The Secretary looked up the ladder toward the next deck. Taylor and Scully were working just above that one, right below the wheelhouse.

"Would you like to sit on a bench outside, sir?" the young man asked. "There's a row of benches topside."

"He's speaking to me like I was a geriatric patient," the Secretary complained to the woman. "I'll tell you where I want to go."

The younger agent led the way up to the A deck. The woman climbed behind. Jimmy Slaughter Junior popped his head out of the hatch to have a look.

"You people have to be there?" the young agent called up. Captain Negus heard him on the bridge, looked down through the glass and swore at him.

"No," he muttered, "we'll just let you shitbirds drift over to Portugal."

The Secretary took a seat at the end of the row of outside benches. This left the young male agent with no place to sit, so he manfully placed his hands on the backing of the seat row and stood to the Secretary's right. The young woman stood behind them.

The Secretary turned his head to fix the agents with his raptor's eye.

"Sometimes," he said, "I wonder if I get the best of you people."

The woman in the pantsuit flushed under her dark skin.

"Sir, the presidential detail…" she began. Her colleague was violently shaking his head to caution her. From farther down the A deck the chief agent was walking toward them, arms folded.

Then the Secretary leaped to his feet. He pointed up at Taylor.

"You stupid long drink of water," he screamed. "You useless little scut runner. You're staring at me!"

The agents leaped to their feet, but the Secretary was halfway up the metal stairway to the hatch where Taylor was polishing brightwork. Taylor was taken by surprise. The younger agents were coming up fast, the chief agent behind them. The victim of his own astonishment, Scully froze and stared.

"You murdering dog!" Taylor shouted back at the Secretary. "Shittin' up our island while mothers' sons die! You goddamned pirate." Scully backed down the ladder, keeping an eye on them.

"You faggot," the Secretary yelled at Taylor. "Think you push me around? You measly punk." The agents struggled with him in vain. He commanded the strength of madness.

Taylor's recollection of the struggle would always be compounded of confusion and a lust to kill. His veins and muscles were engorged for combat, but his arms still trembled. He was so surprised and angry he could not make his hand obey his own strength. Next, to his disbelief, he was airborne, falling and headed straight for the water below.

Captain Negus killed the engines and wheeled to port. Scully was shouting. The whole crew came to the rail one deck down, all of them shouting at once, "Man overboard!" as the young agents looked on. Scully turned on the Squanto's emergency siren and slid down the rails of the inboard ladder.
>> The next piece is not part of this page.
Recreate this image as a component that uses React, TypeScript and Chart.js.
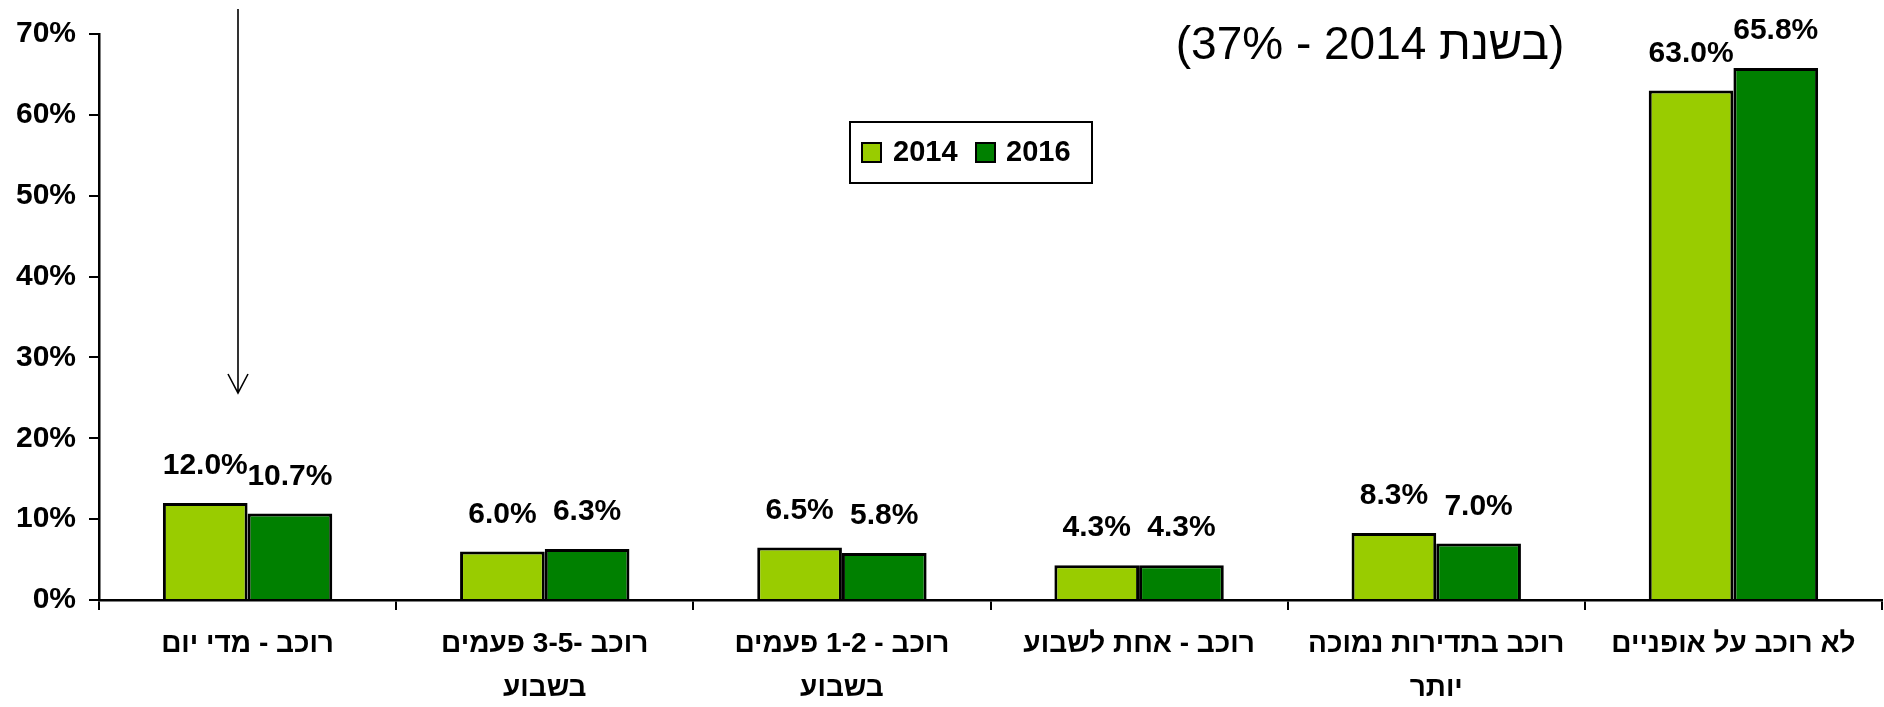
import React, { useEffect, useRef } from "react";
import { Chart, registerables } from "chart.js";

Chart.register(...registerables);

const CATEGORIES: string[][] = [
  ["רוכב - מדי יום"],
  ["רוכב -3-5 פעמים", "בשבוע"],
  ["רוכב - 1-2 פעמים", "בשבוע"],
  ["רוכב - אחת לשבוע"],
  ["רוכב בתדירות נמוכה", "יותר"],
  ["לא רוכב על אופניים"],
];
const SERIES_NAMES = ["2014", "2016"];
const VALUES_2014 = [12.0, 6.0, 6.5, 4.3, 8.3, 63.0];
const VALUES_2016 = [10.7, 6.3, 5.8, 4.3, 7.0, 65.8];
const COLORS = ["#99CC00", "#008000"];
const TITLE_TEXT = "(בשנת 2014 - 37%)";
const Y_MAX = 70;
const Y_STEP = 10;

const FONT = "'Liberation Sans', Arial, sans-serif";

const W = 1884;
const H = 707;

export default function App() {
  const ref = useRef<HTMLCanvasElement | null>(null);

  useEffect(() => {
    const canvas = ref.current;
    if (!canvas) return;

    const overlay = {
      id: "overlay",
      afterDatasetsDraw(chart: any) {
        const ctx = chart.ctx;
        ctx.save();
        ctx.direction = "rtl";
        ctx.fillStyle = "#000";
        ctx.font = `bold 30px ${FONT}`;
        ctx.textAlign = "center";
        ctx.textBaseline = "middle";
        chart.data.datasets.forEach((ds: any, di: number) => {
          const meta = chart.getDatasetMeta(di);
          meta.data.forEach((el: any, i: number) => {
            const v = ds.data[i] as number;
            ctx.fillText(v.toFixed(1) + "%", el.x, el.y - 37);
          });
        });
        ctx.restore();
      },
      afterDraw(chart: any) {
        const ctx = chart.ctx;
        ctx.save();
        // title fragment
        ctx.direction = "rtl";
        ctx.fillStyle = "#000";
        ctx.font = `46px ${FONT}`;
        ctx.textAlign = "center";
        ctx.textBaseline = "middle";
        ctx.fillText(TITLE_TEXT, 1370, 46);

        // arrow
        ctx.strokeStyle = "#000";
        ctx.lineWidth = 1.6;
        ctx.beginPath();
        ctx.moveTo(238, 9);
        ctx.lineTo(238, 393);
        ctx.moveTo(228, 374);
        ctx.lineTo(238, 393);
        ctx.lineTo(248, 374);
        ctx.stroke();

        // legend
        ctx.direction = "ltr";
        ctx.fillStyle = "#fff";
        ctx.fillRect(850, 122, 242, 61);
        ctx.lineWidth = 2;
        ctx.strokeStyle = "#000";
        ctx.strokeRect(850, 122, 242, 61);
        const items = [
          { sx: 862, tx: 893 },
          { sx: 976, tx: 1006 },
        ];
        ctx.font = `bold 29px ${FONT}`;
        ctx.textAlign = "left";
        ctx.textBaseline = "middle";
        items.forEach((it, i) => {
          ctx.fillStyle = COLORS[i];
          ctx.fillRect(it.sx, 143, 19, 19);
          ctx.lineWidth = 2;
          ctx.strokeStyle = "#000";
          ctx.strokeRect(it.sx, 143, 19, 19);
          ctx.fillStyle = "#000";
          ctx.fillText(SERIES_NAMES[i], it.tx, 153);
        });
        ctx.restore();
      },
    };

    const chart = new Chart(canvas, {
      type: "bar",
      data: {
        labels: CATEGORIES,
        datasets: [
          {
            label: SERIES_NAMES[0],
            data: VALUES_2014,
            backgroundColor: COLORS[0],
            borderColor: "#000",
            borderWidth: 3,
            categoryPercentage: 0.57,
            barPercentage: 1,
          },
          {
            label: SERIES_NAMES[1],
            data: VALUES_2016,
            backgroundColor: COLORS[1],
            borderColor: "#000",
            borderWidth: 3,
            categoryPercentage: 0.57,
            barPercentage: 1,
          },
        ],
      },
      options: {
        responsive: false,
        animation: false,
        layout: { padding: { top: 34, right: 2, left: 0, bottom: 0 } },
        plugins: {
          legend: { display: false },
          tooltip: { enabled: false },
          title: { display: false },
        },
        scales: {
          x: {
            grid: {
              display: true,
              drawOnChartArea: false,
              drawTicks: true,
              tickLength: 10,
              color: "#000",
              lineWidth: 2,
            },
            border: { display: true, color: "#000", width: 2.5 },
            ticks: {
              color: "#000",
              padding: 13,
              maxRotation: 0,
              autoSkip: false,
              font: { family: FONT, size: 28, weight: "bold", lineHeight: 1.55 },
            },
            afterFit(scale: any) {
              scale.height = H - 600;
            },
          },
          y: {
            min: 0,
            max: Y_MAX,
            grid: {
              display: true,
              drawOnChartArea: false,
              drawTicks: true,
              tickLength: 10,
              color: "#000",
              lineWidth: 2,
            },
            border: { display: true, color: "#000", width: 2.5 },
            ticks: {
              stepSize: Y_STEP,
              color: "#000",
              padding: 13,
              font: { family: FONT, size: 30, weight: "bold" },
              callback: (v: any) => v + "%",
            },
            afterFit(scale: any) {
              scale.width = 99;
            },
          },
        },
      },
      plugins: [overlay],
    });

    return () => chart.destroy();
  }, []);

  return (
    <div style={{ position: "absolute", left: 0, top: 0, width: W, height: H, background: "#fff" }}>
      <canvas ref={ref} width={W} height={H} dir="rtl" style={{ display: "block", width: W, height: H, direction: "rtl" }} />
    </div>
  );
}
Everyone took off for their man-overboard stations. The two youngest agents, male and female, were in a tangle at the foot of the ladder.

The Secretary raised his arms to heaven, looking wild-eyed and triumphant. Captain Negus's repeated blasts of the ship's horn were confusing to everyone.

The Secretary's face was as bright as Moses' own. Laughter foamed and bubbled in his throat and spilled over his teeth. He had lost his glasses.

"Did you see that? Pathetic punk of a loser. Tried to kill me and got his own skinny ass wasted."

In the water, not as cold as he had feared, Taylor felt himself slipping toward the Squanto's hull. The green-painted freeboard below the fender rose and fell above him like a living wall; she was underloaded and high in the water. With all his strength Taylor set off in a rowing backstroke to put ocean between himself and the hull, the slowing screws aft. Falling, he had sunk deep, but he was quick and at home in the water. The Squanto hurried past him as though she were fleeing for the ferry dock. He rested on his back and breathed regularly.